Hedge funds unloaded 31,400 Bitcoin during the first quarter of 2026 while banks more than doubled their holdings in spot Bitcoin ETFs over the same period, according to regulatory filings compiled by GFdaily. The divergence suggests a sharp split in institutional conviction about the largest cryptocurrency by market cap — a split that could shape price action through the rest of the year.
The sell-off in numbers
The 31,400 BTC that hedge funds sold in Q1 represents roughly $2.1 billion at current prices. The selling was spread across a range of multi-strategy and macro funds, not concentrated in one or two big names. That broad-based exit suggests the move wasn't driven by a single redemption or strategy shift, but a more general recalibration of risk appetite among levered players.
Banks went the other way
Meanwhile, U.S. banks — including regional lenders and at least one of the big four — increased their ETF positions by a factor of two during the same three months.
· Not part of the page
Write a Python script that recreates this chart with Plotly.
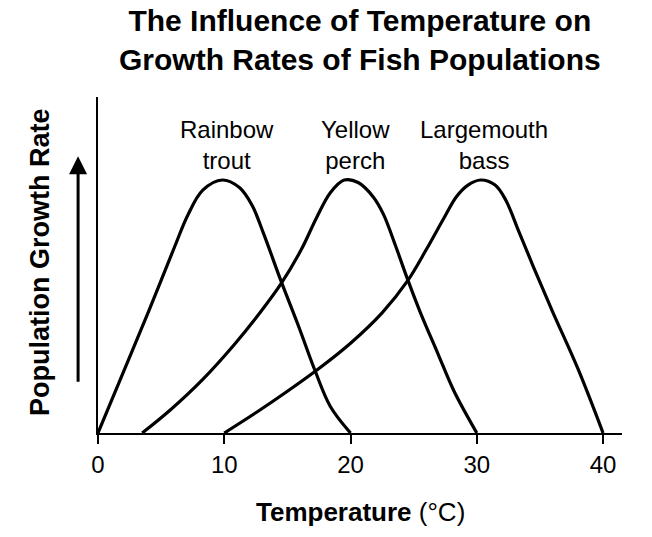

The exact dollar figure isn't public, but the doubling of share counts shows that the regulated banking sector is treating Bitcoin ETFs as a long-term portfolio asset, not a short-term trade. Several banks started from very small bases, so the percentage jump partly reflects that; still, the direction is unambiguous.
Why the split matters
Hedge funds and banks operate on different time horizons. Funds are judged quarterly; banks manage multi-year balance sheets. So when hedge funds sell and banks buy, it usually means short-term uncertainty is clashing with longer-term conviction. Q1 saw Bitcoin trade in a wide range — from around $65,000 to nearly $85,000 — and that volatility likely triggered fund stops or profit-taking. Banks, constrained by custody and compliance hurdles, move slower but often stay put once they've allocated.
What comes next
Q2 data, due in August, will show whether the trend continued. If hedge funds kept selling into April and May — when Bitcoin dipped below $60,000 briefly — that could signal further downside. If they reversed and started buying, the ETF inflows from banks might have more company on the long side. For now, the market is watching whether the bank buying is enough to absorb the fund selling. So far, it's been a standoff.